Increasing volatility is a major issue. The report says that some 75% of respondents consider demand and supply volatility and poor forecast accuracy to be the biggest supply chain roadblocks they currently face. (See chart below.)
The increased commoditization of products plays a key role here, even beyond the demand volatility associated with the recession. With an increasing ability and willingness of customers to find alternative supply sources, B2B customer demand can move up or down dramatically and rapidly.
“Customer loyalty has significantly decreased in the past 12 months,” said one industrial manufacturer participating in the study.
What are companies doing to manage this volatility?
“Companies are focusing primarily on deepening collaboration with key customers to reduce unanticipated changes in demand,” the report says. “Half of participants plan to implement joint “real-time” planning with their key customers by 2012, and nearly half plan to develop processes for improved demand sensing—that is, understanding the market rate of demand in real time, rather than having to wait for after-the-fact reporting.”
Source: PRTM Report
Trend 2: Securing Growth Requires Truly Global Customer and Supplier Networks: Future market growth depends on international customers and customized products. Increased supply chain globalization and complexity need to be managed effectively.
Most survey participants expect that future business growth will come primarily from new international customers and/or products that are customized to meet customer needs. “As a result, more than 85% of companies expect the complexity of their supply chains to grow significantly by 2012,” the report says.
Interestingly, the survey found that while most companies expected growing complexity in the number and location of customers and in SKU counts and product variants, the majority expects a decrease in the number of manufacturing locations, primarily due to outsourcing, and in the number of suppliers they work with.
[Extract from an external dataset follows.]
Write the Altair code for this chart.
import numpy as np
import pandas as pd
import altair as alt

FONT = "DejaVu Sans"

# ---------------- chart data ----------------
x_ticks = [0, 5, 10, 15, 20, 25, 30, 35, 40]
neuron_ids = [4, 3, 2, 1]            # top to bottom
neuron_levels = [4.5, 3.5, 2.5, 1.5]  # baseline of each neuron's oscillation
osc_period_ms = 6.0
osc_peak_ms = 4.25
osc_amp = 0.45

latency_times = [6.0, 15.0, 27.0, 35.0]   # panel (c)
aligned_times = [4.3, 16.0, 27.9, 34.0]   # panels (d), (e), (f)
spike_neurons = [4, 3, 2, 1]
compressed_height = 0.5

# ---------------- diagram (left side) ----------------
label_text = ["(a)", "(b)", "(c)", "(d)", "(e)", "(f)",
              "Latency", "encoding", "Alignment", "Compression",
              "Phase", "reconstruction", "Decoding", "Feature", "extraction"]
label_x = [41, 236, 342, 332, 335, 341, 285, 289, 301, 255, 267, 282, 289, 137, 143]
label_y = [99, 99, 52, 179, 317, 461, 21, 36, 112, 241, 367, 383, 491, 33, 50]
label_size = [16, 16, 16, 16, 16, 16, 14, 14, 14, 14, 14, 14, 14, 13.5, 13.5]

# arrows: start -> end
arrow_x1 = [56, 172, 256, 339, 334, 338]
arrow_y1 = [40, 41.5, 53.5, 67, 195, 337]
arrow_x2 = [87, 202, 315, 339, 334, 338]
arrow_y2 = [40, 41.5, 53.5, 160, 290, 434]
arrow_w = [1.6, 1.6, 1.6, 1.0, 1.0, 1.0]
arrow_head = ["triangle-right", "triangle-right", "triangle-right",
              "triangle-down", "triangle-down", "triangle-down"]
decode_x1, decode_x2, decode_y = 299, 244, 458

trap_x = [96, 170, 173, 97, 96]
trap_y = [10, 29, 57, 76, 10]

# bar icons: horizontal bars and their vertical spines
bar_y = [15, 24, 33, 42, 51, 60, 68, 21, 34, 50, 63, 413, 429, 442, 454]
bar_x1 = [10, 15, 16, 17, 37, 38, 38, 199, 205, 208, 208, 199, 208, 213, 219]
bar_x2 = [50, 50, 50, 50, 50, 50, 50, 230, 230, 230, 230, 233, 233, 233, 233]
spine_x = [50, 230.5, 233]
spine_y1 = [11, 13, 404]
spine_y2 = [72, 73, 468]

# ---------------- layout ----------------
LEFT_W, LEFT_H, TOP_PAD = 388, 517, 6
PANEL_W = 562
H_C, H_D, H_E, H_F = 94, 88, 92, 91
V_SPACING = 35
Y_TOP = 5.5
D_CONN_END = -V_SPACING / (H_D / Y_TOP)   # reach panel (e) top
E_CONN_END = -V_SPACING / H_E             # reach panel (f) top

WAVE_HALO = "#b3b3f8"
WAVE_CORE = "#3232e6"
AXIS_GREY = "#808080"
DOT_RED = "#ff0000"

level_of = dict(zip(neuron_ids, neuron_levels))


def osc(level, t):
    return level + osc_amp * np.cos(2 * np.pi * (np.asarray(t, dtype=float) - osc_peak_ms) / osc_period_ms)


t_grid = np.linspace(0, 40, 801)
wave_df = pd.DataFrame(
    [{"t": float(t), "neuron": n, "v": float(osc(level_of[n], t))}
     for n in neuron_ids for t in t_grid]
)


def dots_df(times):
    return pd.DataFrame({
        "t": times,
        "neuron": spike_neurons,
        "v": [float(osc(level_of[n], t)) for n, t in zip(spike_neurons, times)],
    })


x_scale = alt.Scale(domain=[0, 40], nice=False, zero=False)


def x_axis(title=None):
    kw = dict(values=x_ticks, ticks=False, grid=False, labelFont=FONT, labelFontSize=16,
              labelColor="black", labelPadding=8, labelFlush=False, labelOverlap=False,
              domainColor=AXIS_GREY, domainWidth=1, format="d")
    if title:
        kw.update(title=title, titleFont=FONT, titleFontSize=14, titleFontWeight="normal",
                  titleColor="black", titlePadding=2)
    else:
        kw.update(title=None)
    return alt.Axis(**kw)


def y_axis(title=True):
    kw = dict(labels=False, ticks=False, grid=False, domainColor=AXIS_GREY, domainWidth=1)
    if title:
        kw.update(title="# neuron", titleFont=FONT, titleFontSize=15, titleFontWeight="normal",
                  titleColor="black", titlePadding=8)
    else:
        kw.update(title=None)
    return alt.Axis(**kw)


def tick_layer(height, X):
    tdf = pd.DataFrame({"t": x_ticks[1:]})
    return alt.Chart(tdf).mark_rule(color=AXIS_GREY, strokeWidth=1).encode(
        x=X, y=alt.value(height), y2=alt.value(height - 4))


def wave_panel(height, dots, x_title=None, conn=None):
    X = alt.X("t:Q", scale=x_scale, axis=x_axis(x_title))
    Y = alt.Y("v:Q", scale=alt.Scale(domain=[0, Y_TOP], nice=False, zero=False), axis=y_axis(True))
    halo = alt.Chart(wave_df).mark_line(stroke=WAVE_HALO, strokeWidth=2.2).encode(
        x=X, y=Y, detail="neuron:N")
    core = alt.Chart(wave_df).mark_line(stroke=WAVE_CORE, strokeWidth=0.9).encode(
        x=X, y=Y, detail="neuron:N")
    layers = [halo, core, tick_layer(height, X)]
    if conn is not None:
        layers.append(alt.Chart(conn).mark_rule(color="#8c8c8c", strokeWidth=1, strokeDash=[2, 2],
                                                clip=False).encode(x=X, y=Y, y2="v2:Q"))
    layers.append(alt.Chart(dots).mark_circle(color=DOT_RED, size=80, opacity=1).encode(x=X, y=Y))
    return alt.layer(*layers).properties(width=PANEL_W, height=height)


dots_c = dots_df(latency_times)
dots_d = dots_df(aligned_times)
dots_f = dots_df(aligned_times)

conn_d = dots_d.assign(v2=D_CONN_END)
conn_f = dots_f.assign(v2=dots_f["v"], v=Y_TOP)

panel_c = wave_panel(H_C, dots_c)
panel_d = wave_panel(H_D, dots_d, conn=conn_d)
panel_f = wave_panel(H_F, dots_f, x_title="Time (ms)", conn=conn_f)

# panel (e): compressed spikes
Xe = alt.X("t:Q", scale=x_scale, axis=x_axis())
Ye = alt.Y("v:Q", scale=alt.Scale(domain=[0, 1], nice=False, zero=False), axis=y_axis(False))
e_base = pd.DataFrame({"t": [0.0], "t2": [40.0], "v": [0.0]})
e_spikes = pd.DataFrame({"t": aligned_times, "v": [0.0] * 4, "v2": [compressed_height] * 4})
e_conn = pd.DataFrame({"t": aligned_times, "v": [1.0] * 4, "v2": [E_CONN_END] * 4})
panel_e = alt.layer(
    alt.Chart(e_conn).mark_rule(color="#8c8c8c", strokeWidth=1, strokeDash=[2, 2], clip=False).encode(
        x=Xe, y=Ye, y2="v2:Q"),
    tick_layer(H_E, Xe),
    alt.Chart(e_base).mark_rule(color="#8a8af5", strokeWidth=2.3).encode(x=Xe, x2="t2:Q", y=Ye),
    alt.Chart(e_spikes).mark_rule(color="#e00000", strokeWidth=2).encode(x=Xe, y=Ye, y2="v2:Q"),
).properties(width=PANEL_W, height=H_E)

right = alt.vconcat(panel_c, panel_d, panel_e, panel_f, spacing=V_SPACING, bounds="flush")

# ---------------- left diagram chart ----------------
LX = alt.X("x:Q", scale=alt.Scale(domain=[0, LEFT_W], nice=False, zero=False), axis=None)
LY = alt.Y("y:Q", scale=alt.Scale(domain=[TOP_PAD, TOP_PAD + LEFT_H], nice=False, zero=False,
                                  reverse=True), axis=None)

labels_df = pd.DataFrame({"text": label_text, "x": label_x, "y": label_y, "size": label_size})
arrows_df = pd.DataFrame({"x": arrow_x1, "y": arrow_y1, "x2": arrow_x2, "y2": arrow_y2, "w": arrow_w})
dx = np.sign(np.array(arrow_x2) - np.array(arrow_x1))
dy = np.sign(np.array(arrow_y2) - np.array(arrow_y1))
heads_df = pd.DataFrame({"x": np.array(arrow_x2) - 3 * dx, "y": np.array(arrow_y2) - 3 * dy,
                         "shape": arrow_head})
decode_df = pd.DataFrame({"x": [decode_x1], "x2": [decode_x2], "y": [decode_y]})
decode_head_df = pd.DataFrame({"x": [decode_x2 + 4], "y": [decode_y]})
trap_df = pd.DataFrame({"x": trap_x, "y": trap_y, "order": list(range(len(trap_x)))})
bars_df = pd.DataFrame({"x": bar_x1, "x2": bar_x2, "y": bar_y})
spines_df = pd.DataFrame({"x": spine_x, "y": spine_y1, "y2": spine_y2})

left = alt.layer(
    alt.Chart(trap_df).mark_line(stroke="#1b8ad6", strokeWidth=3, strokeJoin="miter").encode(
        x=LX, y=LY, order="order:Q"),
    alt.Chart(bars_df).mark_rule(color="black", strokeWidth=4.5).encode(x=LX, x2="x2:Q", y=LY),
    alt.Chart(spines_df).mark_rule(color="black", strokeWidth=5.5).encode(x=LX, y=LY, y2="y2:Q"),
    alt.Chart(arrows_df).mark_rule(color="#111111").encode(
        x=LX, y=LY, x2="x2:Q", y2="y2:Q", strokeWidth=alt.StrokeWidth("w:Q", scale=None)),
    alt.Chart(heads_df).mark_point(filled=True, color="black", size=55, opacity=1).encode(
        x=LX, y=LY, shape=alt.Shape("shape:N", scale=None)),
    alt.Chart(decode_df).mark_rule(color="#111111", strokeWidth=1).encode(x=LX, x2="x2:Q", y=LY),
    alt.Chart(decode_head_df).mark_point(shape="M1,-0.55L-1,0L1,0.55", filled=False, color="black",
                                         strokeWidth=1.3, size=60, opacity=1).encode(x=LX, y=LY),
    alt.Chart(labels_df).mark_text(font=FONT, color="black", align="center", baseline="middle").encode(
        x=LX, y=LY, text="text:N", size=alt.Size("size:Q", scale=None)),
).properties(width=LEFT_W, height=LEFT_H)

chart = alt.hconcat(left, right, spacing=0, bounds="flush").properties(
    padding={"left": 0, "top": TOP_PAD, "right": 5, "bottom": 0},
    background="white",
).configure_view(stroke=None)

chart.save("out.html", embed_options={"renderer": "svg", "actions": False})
“Regionally configured supply chains will be the key to success,” the report suggests. “These supply chains serve regional customers according to their requirements, while bundling supply chain partners, manufacturing facilities, and distribution centers as much as is economically possible.”
Trend 3: Market Dynamics Demand Regional, Cost-Optimized Supply Chain Configurations: Customer requirements and competitors necessitate regionally tailored supply chains and product offerings. End-to-end supply chain cost optimization will be critical.
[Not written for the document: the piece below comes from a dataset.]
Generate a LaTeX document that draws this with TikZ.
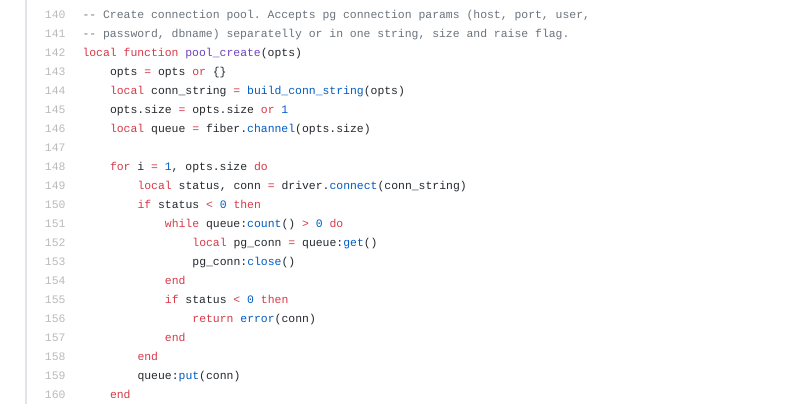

Survey respondents expect gross margins to increase over the next two years, not from better pricing power but – as is always the case it seems – from further reductions in supply chain costs.
Improved globalization of the supply chain and still more outsourcing were viewed as the main two levers to reduce supply chain costs.
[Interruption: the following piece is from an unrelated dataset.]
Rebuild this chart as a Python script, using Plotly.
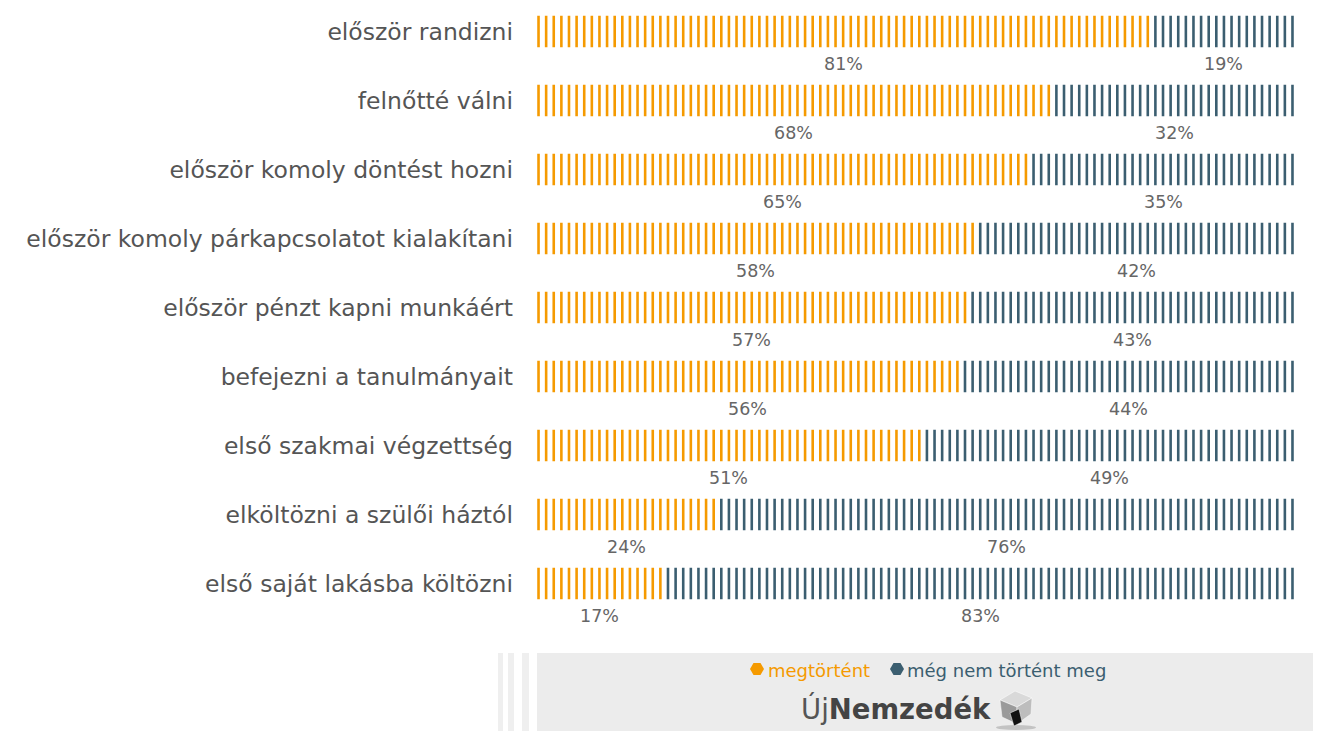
import math
import plotly.graph_objects as go

categories = [
    "először randizni",
    "felnőtté válni",
    "először komoly döntést hozni",
    "először komoly párkapcsolatot kialakítani",
    "először pénzt kapni munkáért",
    "befejezni a tanulmányait",
    "első szakmai végzettség",
    "elköltözni a szülői háztól",
    "első saját lakásba költözni",
]
happened = [81, 68, 65, 58, 57, 56, 51, 24, 17]
not_yet = [19, 32, 35, 42, 43, 44, 49, 76, 83]
series_names = ["megtörtént", "még nem történt meg"]

ORANGE = "#F59A00"
DARK = "#3B5E70"
FONT = "DejaVu Sans, sans-serif"
OFF = 8  # page offset of the figure (body margin)
W, H = 1321 - OFF, 731 - OFF
# plot area in page pixels
PL, PR, PT, PB = 537, 1294, 10, 620
L, R, T, B = PL - OFF, PR - OFF, PT - OFF, PB - OFF

# one vertical tick per percent
ox, oy, dx, dy = [], [], [], []
for i, (h, n) in enumerate(zip(happened, not_yet)):
    for k in range(h):
        ox.append(k); oy.append(i)
    for k in range(h, h + n):
        dx.append(k); dy.append(i)

fig = go.Figure()
fig.add_trace(go.Scatter(x=ox, y=oy, mode="markers", name=series_names[0], showlegend=False,
                         hoverinfo="skip",
                         marker=dict(symbol="line-ns", size=22.5, line=dict(color=ORANGE, width=2.6))))
fig.add_trace(go.Scatter(x=dx, y=dy, mode="markers", name=series_names[1], showlegend=False,
                         hoverinfo="skip",
                         marker=dict(symbol="line-ns", size=22.5, line=dict(color=DARK, width=2.6))))

# percent labels
for i, (h, n) in enumerate(zip(happened, not_yet)):
    fig.add_annotation(x=(h - 1) / 2, y=i, text=f"{h}%", showarrow=False, yshift=-32,
                       font=dict(size=17.5, color="#666666", family=FONT))
    fig.add_annotation(x=(h + h + n - 1) / 2, y=i, text=f"{n}%", showarrow=False, yshift=-32,
                       font=dict(size=17.5, color="#666666", family=FONT))


def px(x):  # page x -> paper
    return (x - PL) / (PR - PL)


def py(y):  # page y -> paper
    return (PB - y) / (PB - PT)


shapes = []
# gray footer box
shapes.append(dict(type="rect", xref="paper", yref="paper", layer="below",
                   x0=px(537), x1=px(1335), y0=py(735), y1=py(653),
                   fillcolor="#ececec", line=dict(width=0)))
for a, b in [(498, 503), (508, 514), (522, 529)]:
    shapes.append(dict(type="rect", xref="paper", yref="paper", layer="below",
                       x0=px(a), x1=px(b), y0=py(735), y1=py(653),
                       fillcolor="#efefef", line=dict(width=0)))


def pth(points):
    return "M " + " L ".join(f"{px(x)},{py(y)}" for x, y in points) + " Z"


def hexagon(cx, cy, r):
    pts = [(cx + r * math.cos(math.radians(a)), cy + r * math.sin(math.radians(a)))
           for a in range(0, 360, 60)]
    return pth(pts)


# legend (manual, hexagon markers + coloured text)
legend_items = [(757, 766, ORANGE), (897, 905, DARK)]
for (hx, tx, col), name in zip(legend_items, series_names):
    shapes.append(dict(type="path", xref="paper", yref="paper", path=hexagon(hx, 669, 7),
                       fillcolor=col, line=dict(width=0)))
    fig.add_annotation(xref="paper", yref="paper", x=px(tx), y=py(670), xanchor="left",
                       yanchor="middle", showarrow=False, text=name,
                       font=dict(size=18, color=col, family=FONT))

# cube logo
cube_faces = [
    ([(1000, 700), (1015, 691), (1032, 698), (1017, 707)], "#d9d9d9"),
    ([(1000, 700), (1017, 707), (1017, 724), (1002, 717)], "#9a9a9a"),
    ([(1017, 707), (1032, 698), (1031, 714), (1017, 724)], "#bdbdbd"),
    ([(1010, 713), (1019, 709), (1022, 722), (1014, 726)], "#111111"),
]
shapes.append(dict(type="circle", xref="paper", yref="paper",
                   x0=px(996), x1=px(1036), y0=py(730), y1=py(725),
                   fillcolor="rgba(120,120,120,0.35)", line=dict(width=0)))
for pts, col in cube_faces:
    shapes.append(dict(type="path", xref="paper", yref="paper", path=pth(pts),
                       fillcolor=col, line=dict(width=0.5, color="#ffffff")))

fig.add_annotation(xref="paper", yref="paper", x=px(993), y=py(708),
                   xanchor="right", yanchor="middle", showarrow=False,
                   text="<span style='color:#555555'>Új</span><b>Nemzedék</b>",
                   font=dict(size=27.5, color="#444444", family=FONT))

fig.update_layout(
    width=W, height=H,
    margin=dict(l=L, r=W - R, t=T, b=H - B),
    paper_bgcolor="white", plot_bgcolor="white",
    font=dict(family=FONT),
    shapes=shapes,
    showlegend=False,
    xaxis=dict(range=[-0.2, 99.2], visible=False, fixedrange=True),
    yaxis=dict(range=[8.529, -0.3116], tickmode="array", tickvals=list(range(len(categories))),
               ticktext=categories, showgrid=False, zeroline=False, showline=False,
               ticks="", ticklabelstandoff=23, tickfont=dict(size=23.5, color="#555555")),
)

fig.write_html("out.html")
The chart below is a good one, showing what supply chain related functions are done internally, either at a local or global level, or outsourced, as well as the percent change expected in outsourcing between 2010 and 2012.
Source: PRTM Report
But companies with large expectations for savings from outsourcing need to be careful – “The majority of respondents report that, while they have achieved substantial material and labor cost reductions through outsourcing, most have yet to see significant reductions in process or management costs,” the report notes.